— Start Material provided —

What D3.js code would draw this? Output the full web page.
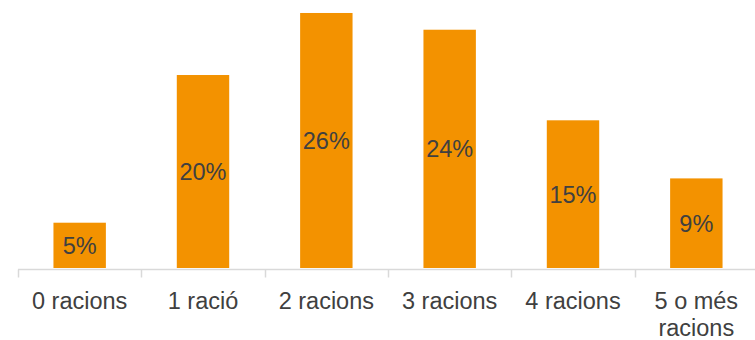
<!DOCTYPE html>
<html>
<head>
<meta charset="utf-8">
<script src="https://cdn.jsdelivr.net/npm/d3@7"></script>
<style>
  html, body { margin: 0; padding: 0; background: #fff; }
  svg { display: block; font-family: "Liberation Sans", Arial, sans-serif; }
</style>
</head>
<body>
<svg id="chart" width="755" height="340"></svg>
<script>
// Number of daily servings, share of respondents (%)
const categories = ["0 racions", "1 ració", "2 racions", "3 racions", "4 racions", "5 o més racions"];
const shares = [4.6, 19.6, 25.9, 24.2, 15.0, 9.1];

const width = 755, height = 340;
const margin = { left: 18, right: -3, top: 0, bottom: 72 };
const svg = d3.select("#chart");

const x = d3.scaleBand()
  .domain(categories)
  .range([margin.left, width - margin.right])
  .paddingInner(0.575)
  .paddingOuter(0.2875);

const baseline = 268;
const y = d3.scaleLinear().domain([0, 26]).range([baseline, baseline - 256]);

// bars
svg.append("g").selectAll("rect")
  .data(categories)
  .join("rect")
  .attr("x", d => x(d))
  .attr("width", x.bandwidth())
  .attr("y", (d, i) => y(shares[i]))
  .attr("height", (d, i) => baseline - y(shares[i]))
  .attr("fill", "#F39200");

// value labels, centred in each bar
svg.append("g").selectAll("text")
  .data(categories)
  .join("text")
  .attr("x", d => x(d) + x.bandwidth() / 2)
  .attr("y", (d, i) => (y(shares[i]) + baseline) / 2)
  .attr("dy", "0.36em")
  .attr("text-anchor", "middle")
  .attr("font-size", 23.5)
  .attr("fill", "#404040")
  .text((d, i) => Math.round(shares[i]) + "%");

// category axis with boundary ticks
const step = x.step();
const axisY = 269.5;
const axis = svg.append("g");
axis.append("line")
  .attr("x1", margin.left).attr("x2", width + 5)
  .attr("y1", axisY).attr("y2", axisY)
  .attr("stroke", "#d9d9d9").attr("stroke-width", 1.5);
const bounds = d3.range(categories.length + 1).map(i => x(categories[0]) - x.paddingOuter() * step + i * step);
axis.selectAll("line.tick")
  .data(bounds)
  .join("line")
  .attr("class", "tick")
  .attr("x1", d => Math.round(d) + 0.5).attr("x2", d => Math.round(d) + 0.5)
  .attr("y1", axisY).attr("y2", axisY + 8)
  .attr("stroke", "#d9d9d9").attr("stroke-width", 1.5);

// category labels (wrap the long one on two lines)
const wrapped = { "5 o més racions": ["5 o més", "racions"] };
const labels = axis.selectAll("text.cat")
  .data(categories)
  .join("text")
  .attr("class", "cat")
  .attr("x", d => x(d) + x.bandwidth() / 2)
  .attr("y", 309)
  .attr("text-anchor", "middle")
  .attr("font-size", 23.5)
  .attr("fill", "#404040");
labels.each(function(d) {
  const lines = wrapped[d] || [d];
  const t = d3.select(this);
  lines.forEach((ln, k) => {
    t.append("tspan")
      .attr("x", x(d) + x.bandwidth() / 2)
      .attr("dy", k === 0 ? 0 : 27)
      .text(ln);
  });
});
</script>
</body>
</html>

— End Material provided —

Task statement: Skip every picture and transcribe the data above exactly.

Answer to this exercise:
What D3.js code would draw this? Output the full web page.
<!DOCTYPE html>
<html>
<head>
<meta charset="utf-8">
<script src="https://cdn.jsdelivr.net/npm/d3@7"></script>
<style>
  html, body { margin: 0; padding: 0; background: #fff; }
  svg { display: block; font-family: "Liberation Sans", Arial, sans-serif; }
</style>
</head>
<body>
<svg id="chart" width="755" height="340"></svg>
<script>
// Number of daily servings, share of respondents (%)
const categories = ["0 racions", "1 ració", "2 racions", "3 racions", "4 racions", "5 o més racions"];
const shares = [4.6, 19.6, 25.9, 24.2, 15.0, 9.1];

const width = 755, height = 340;
const margin = { left: 18, right: -3, top: 0, bottom: 72 };
const svg = d3.select("#chart");

const x = d3.scaleBand()
  .domain(categories)
  .range([margin.left, width - margin.right])
  .paddingInner(0.575)
  .paddingOuter(0.2875);

const baseline = 268;
const y = d3.scaleLinear().domain([0, 26]).range([baseline, baseline - 256]);

// bars
svg.append("g").selectAll("rect")
  .data(categories)
  .join("rect")
  .attr("x", d => x(d))
  .attr("width", x.bandwidth())
  .attr("y", (d, i) => y(shares[i]))
  .attr("height", (d, i) => baseline - y(shares[i]))
  .attr("fill", "#F39200");

// value labels, centred in each bar
svg.append("g").selectAll("text")
  .data(categories)
  .join("text")
  .attr("x", d => x(d) + x.bandwidth() / 2)
  .attr("y", (d, i) => (y(shares[i]) + baseline) / 2)
  .attr("dy", "0.36em")
  .attr("text-anchor", "middle")
  .attr("font-size", 23.5)
  .attr("fill", "#404040")
  .text((d, i) => Math.round(shares[i]) + "%");

// category axis with boundary ticks
const step = x.step();
const axisY = 269.5;
const axis = svg.append("g");
axis.append("line")
  .attr("x1", margin.left).attr("x2", width + 5)
  .attr("y1", axisY).attr("y2", axisY)
  .attr("stroke", "#d9d9d9").attr("stroke-width", 1.5);
const bounds = d3.range(categories.length + 1).map(i => x(categories[0]) - x.paddingOuter() * step + i * step);
axis.selectAll("line.tick")
  .data(bounds)
  .join("line")
  .attr("class", "tick")
  .attr("x1", d => Math.round(d) + 0.5).attr("x2", d => Math.round(d) + 0.5)
  .attr("y1", axisY).attr("y2", axisY + 8)
  .attr("stroke", "#d9d9d9").attr("stroke-width", 1.5);

// category labels (wrap the long one on two lines)
const wrapped = { "5 o més racions": ["5 o més", "racions"] };
const labels = axis.selectAll("text.cat")
  .data(categories)
  .join("text")
  .attr("class", "cat")
  .attr("x", d => x(d) + x.bandwidth() / 2)
  .attr("y", 309)
  .attr("text-anchor", "middle")
  .attr("font-size", 23.5)
  .attr("fill", "#404040");
labels.each(function(d) {
  const lines = wrapped[d] || [d];
  const t = d3.select(this);
  lines.forEach((ln, k) => {
    t.append("tspan")
      .attr("x", x(d) + x.bandwidth() / 2)
      .attr("dy", k === 0 ? 0 : 27)
      .text(ln);
  });
});
</script>
</body>
</html>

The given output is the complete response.